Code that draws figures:
____________________
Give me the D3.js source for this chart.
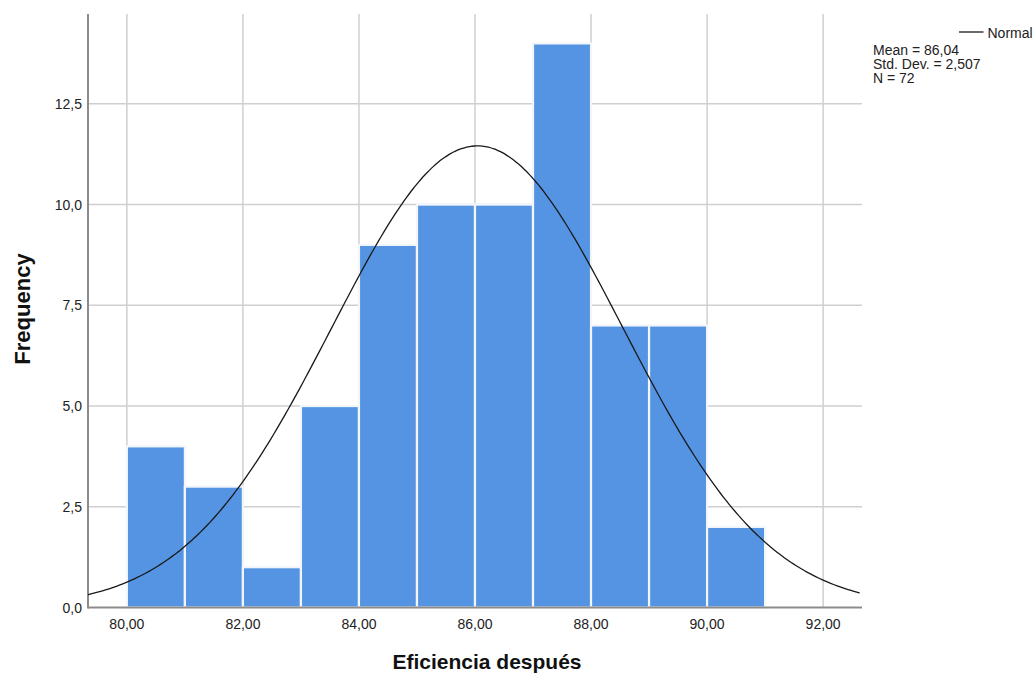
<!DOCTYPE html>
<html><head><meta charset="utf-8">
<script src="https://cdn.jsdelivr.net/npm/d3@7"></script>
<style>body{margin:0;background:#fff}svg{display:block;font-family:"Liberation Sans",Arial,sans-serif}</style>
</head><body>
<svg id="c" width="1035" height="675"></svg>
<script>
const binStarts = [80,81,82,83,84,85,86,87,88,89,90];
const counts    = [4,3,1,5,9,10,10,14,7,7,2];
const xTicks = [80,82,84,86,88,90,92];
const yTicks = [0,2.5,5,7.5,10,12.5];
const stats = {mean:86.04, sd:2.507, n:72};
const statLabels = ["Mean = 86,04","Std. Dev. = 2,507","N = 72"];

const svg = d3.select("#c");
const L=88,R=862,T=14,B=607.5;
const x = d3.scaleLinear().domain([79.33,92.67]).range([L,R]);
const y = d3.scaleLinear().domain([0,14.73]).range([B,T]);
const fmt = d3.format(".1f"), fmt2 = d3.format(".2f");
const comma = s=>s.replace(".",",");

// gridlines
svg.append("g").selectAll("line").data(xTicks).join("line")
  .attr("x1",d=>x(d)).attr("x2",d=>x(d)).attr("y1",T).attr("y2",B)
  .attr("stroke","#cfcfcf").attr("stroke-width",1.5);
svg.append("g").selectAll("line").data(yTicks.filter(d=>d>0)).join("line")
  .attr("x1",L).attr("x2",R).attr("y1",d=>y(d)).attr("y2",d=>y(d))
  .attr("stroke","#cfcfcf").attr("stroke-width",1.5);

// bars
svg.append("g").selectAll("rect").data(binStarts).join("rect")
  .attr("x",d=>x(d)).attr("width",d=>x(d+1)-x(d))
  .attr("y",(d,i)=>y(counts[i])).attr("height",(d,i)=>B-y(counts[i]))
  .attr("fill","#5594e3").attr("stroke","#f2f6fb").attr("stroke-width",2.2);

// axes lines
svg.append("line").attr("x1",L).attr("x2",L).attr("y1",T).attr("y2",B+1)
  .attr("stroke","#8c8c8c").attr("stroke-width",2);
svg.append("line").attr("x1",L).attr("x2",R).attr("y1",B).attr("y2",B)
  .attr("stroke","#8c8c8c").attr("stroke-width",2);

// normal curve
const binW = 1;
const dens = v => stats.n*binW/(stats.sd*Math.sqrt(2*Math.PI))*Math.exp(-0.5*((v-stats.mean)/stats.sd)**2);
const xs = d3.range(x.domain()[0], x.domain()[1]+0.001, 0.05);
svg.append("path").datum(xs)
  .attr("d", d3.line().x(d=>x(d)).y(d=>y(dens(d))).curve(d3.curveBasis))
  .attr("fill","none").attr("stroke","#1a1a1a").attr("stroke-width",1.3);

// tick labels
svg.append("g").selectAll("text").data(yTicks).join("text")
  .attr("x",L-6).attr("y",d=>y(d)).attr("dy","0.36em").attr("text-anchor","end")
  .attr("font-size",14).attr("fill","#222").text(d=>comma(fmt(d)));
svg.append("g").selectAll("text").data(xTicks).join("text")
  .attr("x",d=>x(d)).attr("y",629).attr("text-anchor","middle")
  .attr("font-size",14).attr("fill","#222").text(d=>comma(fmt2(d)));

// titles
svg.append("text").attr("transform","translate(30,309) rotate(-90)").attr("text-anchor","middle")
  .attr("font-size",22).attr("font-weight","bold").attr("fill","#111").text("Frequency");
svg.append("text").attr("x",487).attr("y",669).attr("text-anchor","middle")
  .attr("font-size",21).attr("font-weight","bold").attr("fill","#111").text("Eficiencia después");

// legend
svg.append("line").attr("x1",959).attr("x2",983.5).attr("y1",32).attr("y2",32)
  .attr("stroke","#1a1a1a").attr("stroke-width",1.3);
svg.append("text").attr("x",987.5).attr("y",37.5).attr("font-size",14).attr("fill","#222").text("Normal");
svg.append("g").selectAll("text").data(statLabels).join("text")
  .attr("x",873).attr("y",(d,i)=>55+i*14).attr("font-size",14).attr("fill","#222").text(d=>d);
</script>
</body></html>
____________________
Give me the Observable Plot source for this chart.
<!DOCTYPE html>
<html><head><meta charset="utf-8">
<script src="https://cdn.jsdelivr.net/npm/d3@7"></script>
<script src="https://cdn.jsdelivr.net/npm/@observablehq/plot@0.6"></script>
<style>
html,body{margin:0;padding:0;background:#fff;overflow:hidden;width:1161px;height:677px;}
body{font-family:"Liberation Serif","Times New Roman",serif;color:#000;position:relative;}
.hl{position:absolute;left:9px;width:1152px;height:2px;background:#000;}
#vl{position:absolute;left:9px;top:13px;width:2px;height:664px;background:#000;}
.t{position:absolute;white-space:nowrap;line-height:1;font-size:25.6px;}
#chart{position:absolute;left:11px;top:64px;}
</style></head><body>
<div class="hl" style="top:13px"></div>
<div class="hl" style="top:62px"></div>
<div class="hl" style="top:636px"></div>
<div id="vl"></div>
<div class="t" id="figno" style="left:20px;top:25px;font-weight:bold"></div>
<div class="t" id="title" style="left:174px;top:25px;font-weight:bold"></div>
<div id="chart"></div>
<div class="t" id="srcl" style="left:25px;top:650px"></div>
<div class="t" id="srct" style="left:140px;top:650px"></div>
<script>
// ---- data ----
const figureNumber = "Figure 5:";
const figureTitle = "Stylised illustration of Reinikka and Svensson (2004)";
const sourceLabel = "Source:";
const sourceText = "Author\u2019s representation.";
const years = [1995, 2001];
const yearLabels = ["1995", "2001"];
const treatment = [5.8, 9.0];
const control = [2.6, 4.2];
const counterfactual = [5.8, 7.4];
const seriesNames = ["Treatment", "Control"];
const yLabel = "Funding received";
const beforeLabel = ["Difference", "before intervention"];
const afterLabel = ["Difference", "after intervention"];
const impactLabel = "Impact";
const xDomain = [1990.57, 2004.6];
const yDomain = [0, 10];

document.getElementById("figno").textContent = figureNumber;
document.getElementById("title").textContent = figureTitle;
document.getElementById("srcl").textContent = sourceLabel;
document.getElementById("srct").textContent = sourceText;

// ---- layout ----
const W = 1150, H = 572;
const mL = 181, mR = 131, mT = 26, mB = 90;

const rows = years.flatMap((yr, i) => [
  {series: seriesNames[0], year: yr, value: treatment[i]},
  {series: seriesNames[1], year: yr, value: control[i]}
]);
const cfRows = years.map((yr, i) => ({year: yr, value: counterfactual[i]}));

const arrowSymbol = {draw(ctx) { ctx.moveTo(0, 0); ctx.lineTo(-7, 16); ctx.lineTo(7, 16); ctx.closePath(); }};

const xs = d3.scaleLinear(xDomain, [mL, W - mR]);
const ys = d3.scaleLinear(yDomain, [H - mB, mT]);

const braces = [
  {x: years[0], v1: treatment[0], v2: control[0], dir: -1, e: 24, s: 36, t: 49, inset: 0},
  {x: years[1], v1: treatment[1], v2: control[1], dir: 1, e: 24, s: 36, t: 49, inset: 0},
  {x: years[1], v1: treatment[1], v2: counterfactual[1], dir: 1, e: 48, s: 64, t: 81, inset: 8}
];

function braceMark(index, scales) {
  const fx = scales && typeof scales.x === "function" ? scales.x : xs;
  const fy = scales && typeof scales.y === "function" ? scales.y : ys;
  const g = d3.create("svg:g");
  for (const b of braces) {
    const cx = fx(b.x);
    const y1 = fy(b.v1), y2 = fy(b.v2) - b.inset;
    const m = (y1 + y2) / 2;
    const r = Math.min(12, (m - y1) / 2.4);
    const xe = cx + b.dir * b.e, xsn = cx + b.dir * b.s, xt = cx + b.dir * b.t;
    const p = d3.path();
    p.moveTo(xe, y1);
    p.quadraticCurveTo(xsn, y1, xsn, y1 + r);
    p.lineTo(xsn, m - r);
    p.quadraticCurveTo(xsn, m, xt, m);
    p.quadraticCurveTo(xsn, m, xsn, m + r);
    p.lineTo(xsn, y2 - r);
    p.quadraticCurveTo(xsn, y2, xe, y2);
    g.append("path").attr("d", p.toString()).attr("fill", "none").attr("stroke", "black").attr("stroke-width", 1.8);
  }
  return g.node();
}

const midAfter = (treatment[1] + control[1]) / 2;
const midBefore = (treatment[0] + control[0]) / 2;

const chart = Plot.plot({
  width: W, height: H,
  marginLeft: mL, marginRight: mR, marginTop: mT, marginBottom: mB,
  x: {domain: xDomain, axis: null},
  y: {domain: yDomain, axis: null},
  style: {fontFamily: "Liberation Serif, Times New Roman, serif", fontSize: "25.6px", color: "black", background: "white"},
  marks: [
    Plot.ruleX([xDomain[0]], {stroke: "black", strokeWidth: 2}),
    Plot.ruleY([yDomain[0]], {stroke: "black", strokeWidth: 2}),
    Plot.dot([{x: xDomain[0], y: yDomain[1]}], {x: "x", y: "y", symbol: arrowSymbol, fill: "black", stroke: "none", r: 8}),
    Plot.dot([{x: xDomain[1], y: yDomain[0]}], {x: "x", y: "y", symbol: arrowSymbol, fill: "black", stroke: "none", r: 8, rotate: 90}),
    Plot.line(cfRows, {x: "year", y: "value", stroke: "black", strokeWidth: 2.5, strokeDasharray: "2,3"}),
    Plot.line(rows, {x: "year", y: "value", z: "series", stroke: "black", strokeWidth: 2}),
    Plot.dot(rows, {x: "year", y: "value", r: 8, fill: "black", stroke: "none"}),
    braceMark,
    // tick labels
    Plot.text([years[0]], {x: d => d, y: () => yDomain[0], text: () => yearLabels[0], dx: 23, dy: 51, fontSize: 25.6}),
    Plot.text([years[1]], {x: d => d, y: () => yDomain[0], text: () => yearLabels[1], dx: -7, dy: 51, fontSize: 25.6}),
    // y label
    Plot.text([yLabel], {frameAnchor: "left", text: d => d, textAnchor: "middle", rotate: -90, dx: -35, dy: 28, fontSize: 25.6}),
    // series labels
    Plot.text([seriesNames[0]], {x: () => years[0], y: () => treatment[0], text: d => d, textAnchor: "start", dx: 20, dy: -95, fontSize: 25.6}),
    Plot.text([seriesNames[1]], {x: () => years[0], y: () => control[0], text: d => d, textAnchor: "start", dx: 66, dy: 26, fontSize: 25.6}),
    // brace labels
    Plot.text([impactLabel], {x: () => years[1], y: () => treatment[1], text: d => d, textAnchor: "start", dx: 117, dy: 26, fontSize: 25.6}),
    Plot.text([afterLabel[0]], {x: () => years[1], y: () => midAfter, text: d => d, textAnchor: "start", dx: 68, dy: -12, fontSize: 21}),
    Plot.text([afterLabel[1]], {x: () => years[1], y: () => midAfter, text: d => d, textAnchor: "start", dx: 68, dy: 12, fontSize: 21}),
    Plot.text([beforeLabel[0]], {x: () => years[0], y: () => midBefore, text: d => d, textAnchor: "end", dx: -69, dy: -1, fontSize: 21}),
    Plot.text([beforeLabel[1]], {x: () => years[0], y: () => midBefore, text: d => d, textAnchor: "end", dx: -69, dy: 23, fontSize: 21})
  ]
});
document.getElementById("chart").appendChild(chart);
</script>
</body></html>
____________________
- [To be done]:
Tally the lines of the data that hold the string "Give". Answer with the number and nothing more.

- [Exercise answer]:
2